Guest star author: Kevin Lawton, Lead developer of Bochs.
VMs live migration, VMotion in VMware parlance, is a key technology underlying a number of useful features. For example, VMware’s DRS and DPM features use migration to perform load balancing and power management respectively. These are in essence high level forms of scheduling, though with much coarser granularity of time at which an operating system schedules.
Given a migration within the same storage and networking domains, there is still a considerable amount of VM memory which has to be transferred between source and destination servers, through a finite amount of networking bandwidth. On a 1GbE network for example, a VM with 2GB of RAM might have a best-case migration time on the order of 20 seconds. Or on a 10GbE network, the same VM might have a best-case migration time on the order of 2 seconds. In some cases, live migration takes minutes to complete.
Using relatively slow VM migration as a mechanism for scheduling, has a number of risks and short-comings, which leave its full potential untapped.

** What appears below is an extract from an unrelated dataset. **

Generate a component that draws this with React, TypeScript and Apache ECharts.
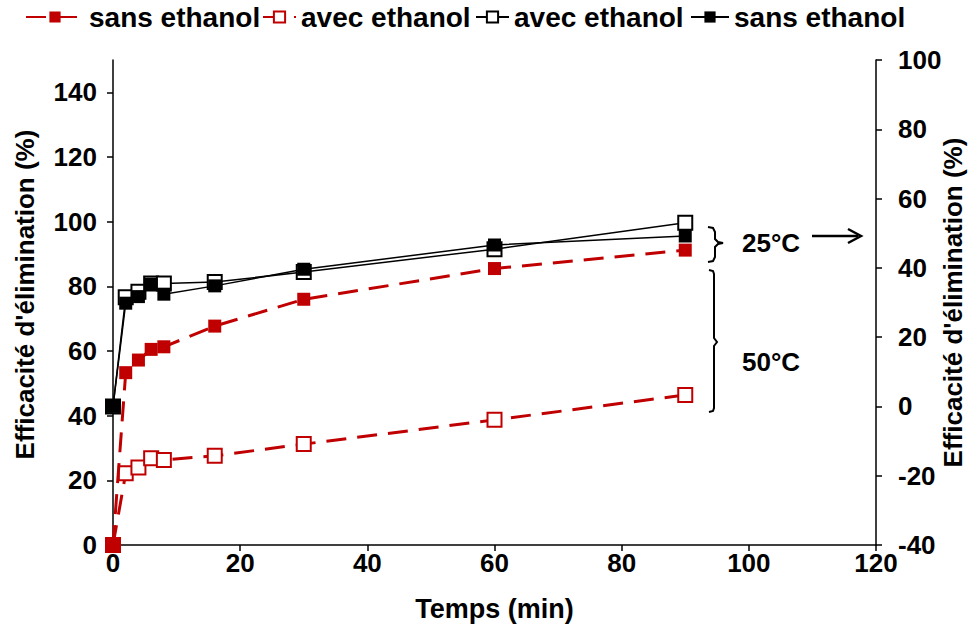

This is necessarily true, because the time within which workloads can ebb and flow (and spike) is much quicker than the response time available to the scheduler to re-schedule VMs on other servers. As a result, the scheduler has to be ultra-conservative, otherwise it may break SLAs and/or create troublesome load-based hot-spots. By contrast, if the scheduler could expect near instantaneous VM migrations, it could perform much higher fidelity load-balancing or much more efficient power management (packing VMs onto absolutely the fewest number of powered-on servers). Thus, as live VM migration times decrease, the less conservatism is needed, and the greater the amount of potential performance and power savings can be wrung out of existing resources.